Late Cretaceous and Miocene collisions of the Arabian, Anatolian and Eurasian plates, as
shown by widespread ophiolitic exposures along the suture, created favourable geological conditions
for the formation of the surface and subsurface structures in the Gaziantep Basin, southeast Turkey.
The late Cretaceous (Maastrichtian) emplacement of the Kocali–Karadut ophiolite complex induced
subsidence in the northwestern zone of the Kastel Basin during the early Alpine Orogeny and influenced
the structural evolution of the foreland area. The Dead Sea Fault, which originated in the Red
Sea in Miocene time, propagated towards the northwest in the Suez Gulf and the north-northeast in
southeast Turkey, and influenced the structural evolution of the Gaziantep Basin. These two major
tectonic events produced many thrusts, thrust-related subsurface and surface anticlines, faults, fractures,
flower structures and basaltic flows in the area. Geological and geophysical investigations indicate
the existence of two important structural phases.

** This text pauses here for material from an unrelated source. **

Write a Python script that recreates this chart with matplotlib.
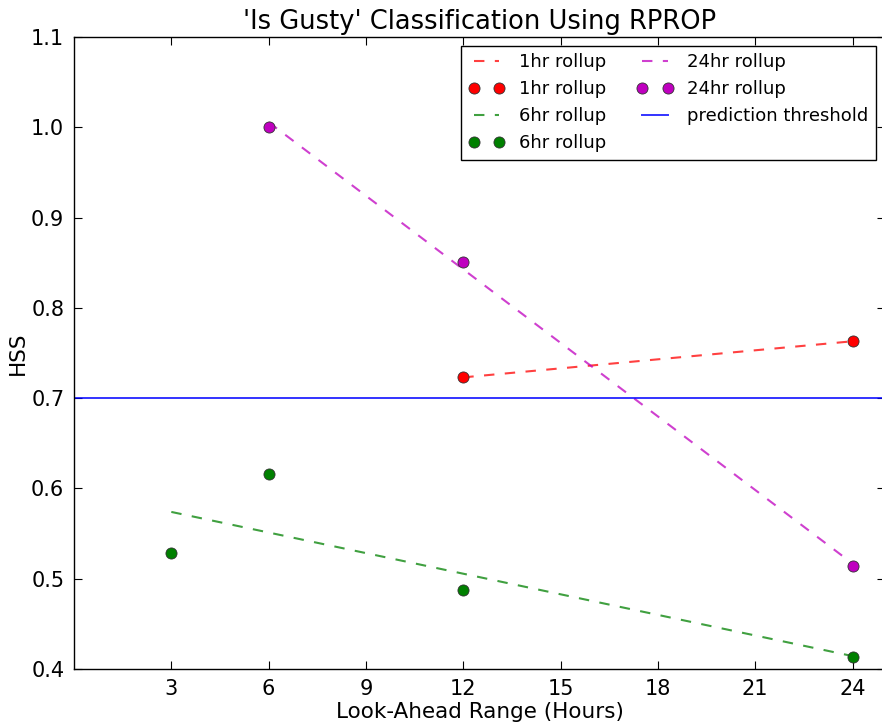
import numpy as np
import matplotlib
matplotlib.use("Agg")
import matplotlib.pyplot as plt

hours_1 = [12, 24]
hss_1 = [0.723, 0.763]
hours_6 = [3, 6, 12, 24]
hss_6 = [0.529, 0.616, 0.487, 0.413]
hours_24 = [6, 12, 24]
hss_24 = [1.000, 0.851, 0.514]
threshold = 0.7
xticks = [3, 6, 9, 12, 15, 18, 21, 24]

plt.rcParams['font.family'] = ['DejaVu Sans']
plt.rcParams['lines.scale_dashes'] = False
fig = plt.figure(figsize=(8.82, 7.23), dpi=100)
ax = fig.add_axes([74/882, 54/723, 811/882, 632/723])

series = [
    (hours_1, hss_1, 'red', '1hr rollup'),
    (hours_6, hss_6, 'green', '6hr rollup'),
    (hours_24, hss_24, 'm', '24hr rollup'),
]
for hx, hy, c, lab in series:
    hx = np.array(hx, float)
    p = np.polyfit(hx, hy, 1)
    ax.plot(hx[[0, -1]], np.polyval(p, hx[[0, -1]]), '--', color=c, alpha=0.75,
            lw=1.5, dashes=(7.5, 7.5), label=lab)
    ax.plot(hx, hy, 'o', color=c, markersize=8, markeredgecolor='#333333',
            markeredgewidth=0.6, label=lab, linestyle='none')

ax.axhline(threshold, color='blue', lw=1.4, alpha=0.8, label='prediction threshold')

ax.set_xlim(0, 25)
ax.set_ylim(0.4, 1.1)
ax.set_xticks(xticks)
ax.set_yticks(np.arange(0.4, 1.11, 0.1))
ax.set_yticklabels(['0.4', '0.5', '0.6', '0.7', '0.8', '0.9', '1.0', '1.1'])
ax.tick_params(direction='in', length=6, labelsize=15, top=True, right=True, pad=7)
ax.set_xlabel('Look-Ahead Range (Hours)', fontsize=15.5, labelpad=2)
ax.set_ylabel('HSS', fontsize=15.5, labelpad=2)
ax.set_title("'Is Gusty' Classification Using RPROP", fontsize=18.5, pad=6)
for s in ax.spines.values():
    s.set_linewidth(1.0)

leg = ax.legend(loc='upper right', ncol=2, numpoints=2, fontsize=13,
                fancybox=False, framealpha=1, edgecolor='black',
                handlelength=2.0, handletextpad=0.8, columnspacing=1.7,
                borderaxespad=0.5, borderpad=0.4, labelspacing=0.5)
leg.get_frame().set_linewidth(1.0)

fig.savefig('out.png', dpi=100)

The older structures were formed during the late
Cretaceous movements, but they have been reactivated by latest Miocene tectonic activities with
appearance of the Strands of the Dead Sea Fault in the sedimentary basin. The geothermal studies
show also that, as a result of the Tertiary transgressions and volcanic activity, the northern and southern
sectors of the Gaziantep Basin underwent differing subsidence and structural histories.